The reason for the burned wood turns out to be rather bland, especially for those expecting a mysterious or romantic story about early 17th-century life in North America.
The Indians used fire to help them chop the posts into 13-foot lengths because they didn't have metal tools, Cline said.
"This is a time period before Europeans made their way to Western Pennsylvania," she said.
This part of Meadowcroft grew out of efforts to tell the story of how people arrived and developed in this region, beginning with the rock shelter. Archeological investigations have found evidence that travelers were taking shelter there at least 16,000 years ago, making it the oldest known evidence of human occupation in North America.
The staff at Meadowcroft is crafting a tour that would first take visitors to the shelter, and from there they would visit the Indian village. The next stop would be at a proposed sheep farm similar to those that were common in the area in the early 1800s, said David Scofield, director of the internationally known shelter.
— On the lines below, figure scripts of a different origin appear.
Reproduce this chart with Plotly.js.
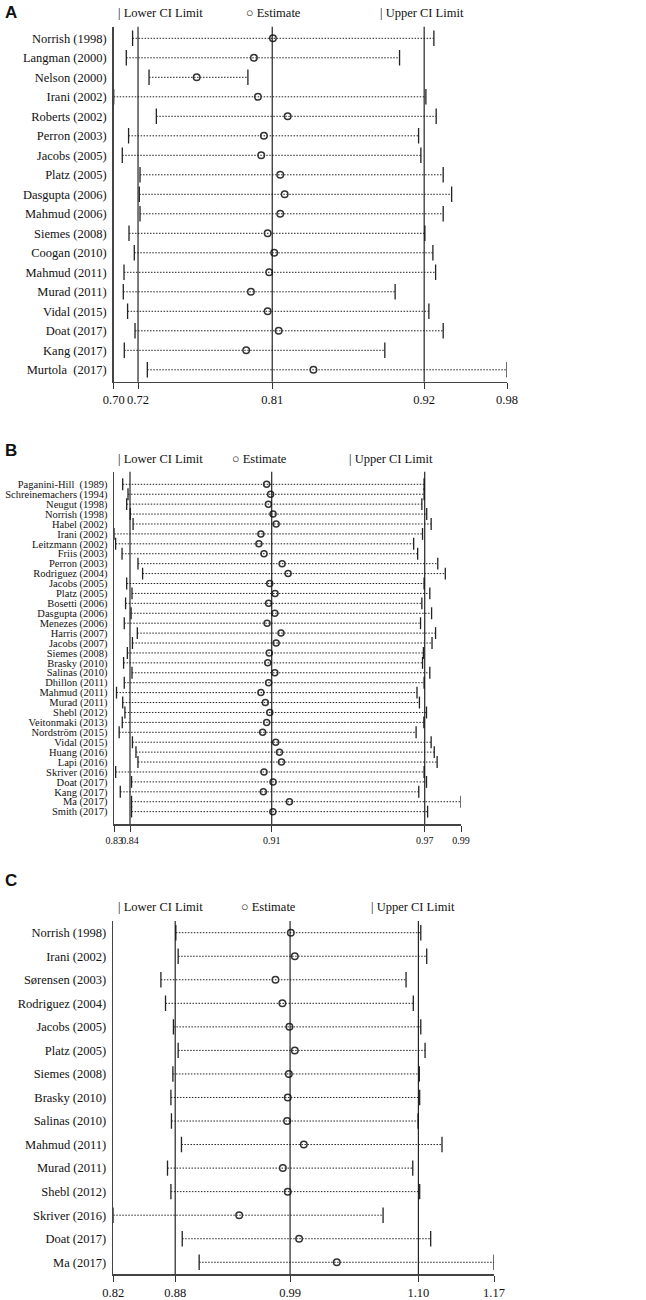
<!DOCTYPE html>
<html><head><meta charset="utf-8">
<script src="https://cdn.plot.ly/plotly-3.0.1.min.js"></script>
<style>html,body{margin:0;padding:0;background:#fff}</style>
</head><body><div id="chart" style="width:646px;height:1300px"></div>
<script>
// ---------- Panel A ----------
const aStudies = ["Norrish (1998)", "Langman (2000)", "Nelson (2000)", "Irani (2002)", "Roberts (2002)", "Perron (2003)", "Jacobs (2005)", "Platz (2005)", "Dasgupta (2006)", "Mahmud (2006)", "Siemes (2008)", "Coogan (2010)", "Mahmud (2011)", "Murad (2011)", "Vidal (2015)", "Doat (2017)", "Kang (2017)", "Murtola\u00a0 (2017)"];
const aLower = [0.7162, 0.7118, 0.7277, 0.7030, 0.7328, 0.7134, 0.7090, 0.7214, 0.7209, 0.7214, 0.7137, 0.7174, 0.7102, 0.7097, 0.7127, 0.7179, 0.7104, 0.7265];
const aEst   = [0.8143, 0.8010, 0.7610, 0.8038, 0.8246, 0.8080, 0.8061, 0.8194, 0.8225, 0.8194, 0.8106, 0.8152, 0.8117, 0.7989, 0.8106, 0.8183, 0.7956, 0.8426];
const aUpper = [0.9268, 0.9028, 0.7968, 0.9212, 0.9284, 0.9161, 0.9177, 0.9333, 0.9392, 0.9333, 0.9205, 0.9261, 0.9280, 0.8997, 0.9233, 0.9333, 0.8925, 0.9779];
const aPooled = [0.7200, 0.8138, 0.9200]; // lower, estimate, upper

// ---------- Panel B ----------
const bStudies = ["Paganini-Hill\u00a0 (1989)", "Schreinemachers (1994)", "Neugut (1998)", "Norrish (1998)", "Habel (2002)", "Irani (2002)", "Leitzmann (2002)", "Friis (2003)", "Perron (2003)", "Rodriguez (2004)", "Jacobs (2005)", "Platz (2005)", "Bosetti (2006)", "Dasgupta (2006)", "Menezes (2006)", "Harris (2007)", "Jacobs (2007)", "Siemes (2008)", "Brasky (2010)", "Salinas (2010)", "Dhillon (2011)", "Mahmud (2011)", "Murad (2011)", "Shebl (2012)", "Veitonmaki (2013)", "Nordström (2015)", "Vidal (2015)", "Huang (2016)", "Lapi (2016)", "Skriver (2016)", "Doat (2017)", "Kang (2017)", "Ma (2017)", "Smith (2017)"];
const bLower = [0.8380, 0.8404, 0.8398, 0.8414, 0.8427, 0.8342, 0.8348, 0.8377, 0.8449, 0.8470, 0.8398, 0.8422, 0.8393, 0.8418, 0.8387, 0.8446, 0.8424, 0.8401, 0.8384, 0.8422, 0.8387, 0.8352, 0.8380, 0.8390, 0.8378, 0.8364, 0.8424, 0.8440, 0.8449, 0.8348, 0.8420, 0.8369, 0.8420, 0.8420];
const bEst   = [0.9031, 0.9049, 0.9039, 0.9060, 0.9074, 0.9005, 0.8996, 0.9019, 0.9101, 0.9128, 0.9045, 0.9069, 0.9040, 0.9068, 0.9033, 0.9096, 0.9074, 0.9043, 0.9036, 0.9068, 0.9040, 0.9005, 0.9025, 0.9045, 0.9031, 0.9013, 0.9072, 0.9089, 0.9098, 0.9019, 0.9060, 0.9016, 0.9134, 0.9059];
const bUpper = [0.9743, 0.9743, 0.9733, 0.9755, 0.9775, 0.9736, 0.9696, 0.9714, 0.9805, 0.9839, 0.9743, 0.9769, 0.9733, 0.9777, 0.9727, 0.9795, 0.9779, 0.9740, 0.9736, 0.9769, 0.9743, 0.9711, 0.9722, 0.9754, 0.9742, 0.9707, 0.9775, 0.9789, 0.9802, 0.9743, 0.9754, 0.9719, 0.9910, 0.9759];
const bPooled = [0.8413, 0.9054, 0.9746];

// ---------- Panel C ----------
const cStudies = ["Norrish (1998)", "Irani (2002)", "Sørensen (2003)", "Rodriguez (2004)", "Jacobs (2005)", "Platz (2005)", "Siemes (2008)", "Brasky (2010)", "Salinas (2010)", "Mahmud (2011)", "Murad (2011)", "Shebl (2012)", "Skriver (2016)", "Doat (2017)", "Ma (2017)"];
const cLower = [0.8814, 0.8835, 0.8678, 0.8720, 0.8792, 0.8835, 0.8787, 0.8769, 0.8774, 0.8865, 0.8738, 0.8769, 0.8245, 0.8872, 0.9026];
const cEst   = [0.9860, 0.9896, 0.9720, 0.9783, 0.9847, 0.9896, 0.9842, 0.9832, 0.9826, 0.9978, 0.9787, 0.9832, 0.9390, 0.9935, 1.0278];
const cUpper = [1.1042, 1.1096, 1.0908, 1.0974, 1.1042, 1.1081, 1.1029, 1.1032, 1.1017, 1.1235, 1.0969, 1.1032, 1.0699, 1.1132, 1.1708];
const cPooled = [0.8808, 0.9853, 1.1020];

const headerTexts = ["| Lower CI Limit", "\u25CB Estimate", "| Upper CI Limit"];
const panelLetters = ["A", "B", "C"];

// ---------- layout geometry (pixels) ----------
const W = 646, H = 1300;
const geo = [
  {xl:113.7, xr:507, yt:26.7, yb:381.7, row0:38.3, step:19.5, lab:12.5, tick:12.5, cap:11, mk:6.5, hy:13.3, hx:[115.7,244,378], ly:12.5},
  {xl:114.3, xr:461, yt:471.7, yb:824, row0:484.3, step:9.92, lab:10.5, tick:10, cap:8.5, mk:6, hy:459, hx:[115.7,230,346.7], ly:450},
  {xl:113.3, xr:494, yt:921, yb:1274.3, row0:932.7, step:23.54, lab:12.5, tick:12.5, cap:11, mk:6.5, hy:906.7, hx:[115.7,239,369], ly:880}
];
const data = [
  {studies:aStudies, lower:aLower, est:aEst, upper:aUpper, pooled:aPooled},
  {studies:bStudies, lower:bLower, est:bEst, upper:bUpper, pooled:bPooled},
  {studies:cStudies, lower:cLower, est:cEst, upper:cUpper, pooled:cPooled}
];

const serif = "Liberation Serif, Times New Roman, serif";
const traces = [], shapes = [], annotations = [];
const layout = {
  width: W, height: H, margin: {l:0, r:0, t:0, b:0},
  paper_bgcolor: "#fff", plot_bgcolor: "#fff", showlegend: false,
  font: {family: serif, color: "#111"}
};

data.forEach((d, k) => {
  const g = geo[k];
  const n = k + 1;
  const xa = n === 1 ? "x" : "x" + n;
  const ya = n === 1 ? "y" : "y" + n;
  const idx = d.studies.map((_, i) => i);
  const xmin = Math.min(...d.lower), xmax = Math.max(...d.upper);

  // dotted CI lines
  const lx = [], ly = [];
  idx.forEach(i => { lx.push(d.lower[i], d.upper[i], null); ly.push(i, i, null); });
  traces.push({x: lx, y: ly, xaxis: xa, yaxis: ya, mode: "lines", hoverinfo: "skip",
    line: {color: "#222", width: 1, dash: "1.5px,1.5px"}});
  // caps
  [d.lower, d.upper].forEach(arr => traces.push({x: arr, y: idx, xaxis: xa, yaxis: ya, mode: "markers",
    marker: {symbol: "line-ns-open", size: g.cap, color: "#222", line: {width: 1.3, color: "#222"}}}));
  // estimates
  traces.push({x: d.est, y: idx, xaxis: xa, yaxis: ya, mode: "markers",
    marker: {symbol: "circle-open", size: g.mk, color: "#333", line: {width: 1.5, color: "#333"}}});

  // pooled vertical lines
  d.pooled.forEach(v => shapes.push({type: "line", xref: xa, yref: ya + " domain", x0: v, x1: v, y0: 0, y1: 1,
    line: {color: "#111", width: 1.1}}));

  const tv = [xmin, ...d.pooled, xmax];
  layout["xaxis" + (n === 1 ? "" : n)] = {
    domain: [g.xl / W, g.xr / W], range: [xmin, xmax], anchor: ya,
    tickmode: "array", tickvals: tv, ticktext: tv.map(v => v.toFixed(2)), tickangle: 0,
    ticks: "outside", ticklen: 6, tickwidth: 1, tickcolor: "#333",
    showline: true, linecolor: "#444", linewidth: 1.6, showgrid: false, zeroline: false,
    tickfont: {family: serif, size: g.tick, color: "#111"}, fixedrange: true
  };
  layout["yaxis" + (n === 1 ? "" : n)] = {
    domain: [1 - g.yb / H, 1 - g.yt / H],
    range: [(g.yb - g.row0) / g.step, (g.yt - g.row0) / g.step], anchor: xa,
    tickmode: "array", tickvals: idx, ticktext: d.studies, ticks: "", ticklabelstandoff: 3,
    showline: true, linecolor: "#444", linewidth: 1.6, showgrid: false, zeroline: false,
    tickfont: {family: serif, size: g.lab, color: "#111"}, fixedrange: true
  };

  headerTexts.forEach((t, j) => annotations.push({text: t, xref: "paper", yref: "paper",
    x: g.hx[j] / W, y: 1 - g.hy / H, xanchor: "left", yanchor: "middle", showarrow: false,
    font: {family: serif, size: 12.5, color: "#111"}}));
  annotations.push({text: panelLetters[k], xref: "paper", yref: "paper", x: 3 / W, y: 1 - g.ly / H,
    xanchor: "left", yanchor: "middle", showarrow: false,
    font: {family: "Liberation Sans, Arial, sans-serif", size: 17, weight: 700, color: "#111"}});
});

layout.shapes = shapes;
layout.annotations = annotations;
Plotly.newPlot("chart", traces, layout, {displayModeBar: false, staticPlot: true});
</script></body></html>
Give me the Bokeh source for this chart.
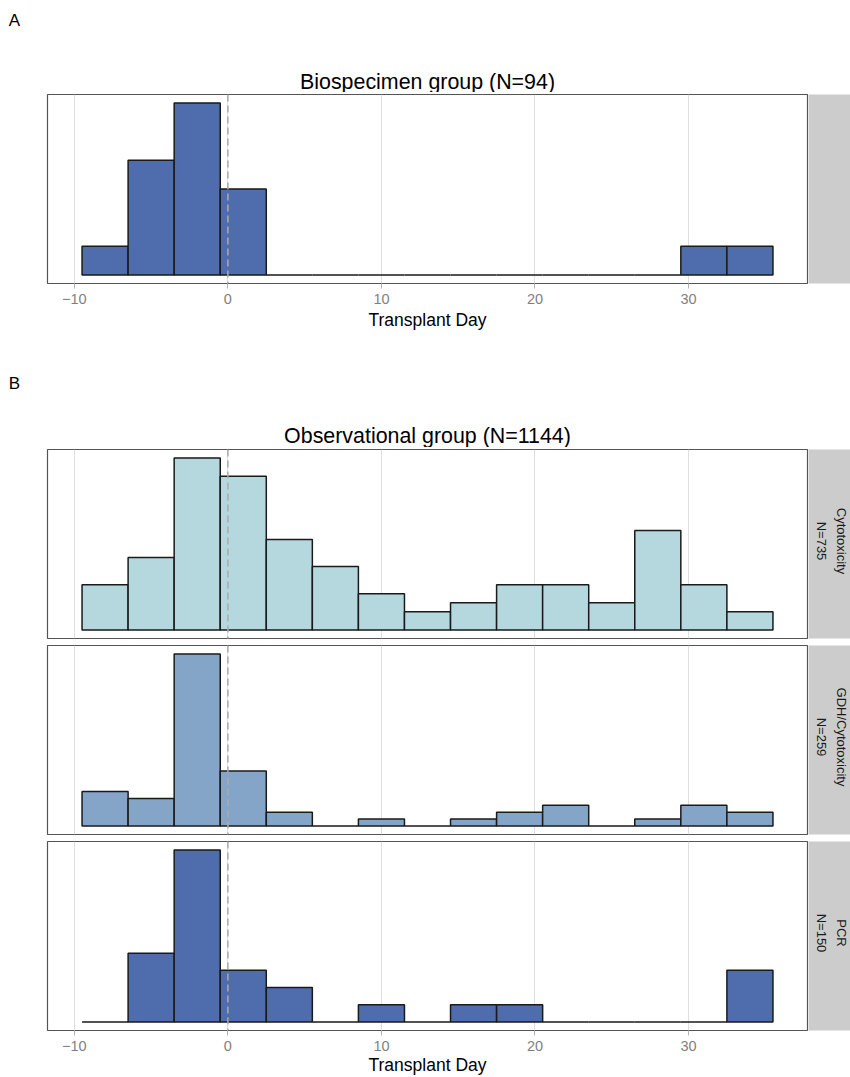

The tour would travel next to a village of relocated and restored buildings from the 1800s before making a final stop at the shelter to discuss how modern science is being used to evaluate the site.
"The land is the common theme," Scofield said.
So far, visitors are loving the Indian village that has been open for two years and remains a "work in progress," Cline said.
"They've never experienced Native American culture beyond what they've seen on TV," she said.
The tour winds its way into one of the round wigwams, 20 feet wide at its base and covered in rattan matting. The originals would have been shelter for a large extended family, she said.
The next stop is at a hunting camp like the ones the adult men used mostly to process white-tailed deer. Cline identifies the other animal pelts, including those of black bears and gray foxes, that the tribe would have traded for flint. She also explains how the hunters used crushed animal brains to tan the hides.
"Every part of every animal was used," Cline said, before heading over to the garden.
There, she points to a cornstalk to begin the story about how the women farmed in the "three sisters" method.
"The sisters are corn, beans and squash," she said.
The corn was planted first. When it began to show a sturdy stalk, the beans were planted and allowed to grow up the corn for support. The squash was planted last to keep the ground moist and develop a web of vines to keep out small animals.
"They were able to survive off the land," she said, ending the tour.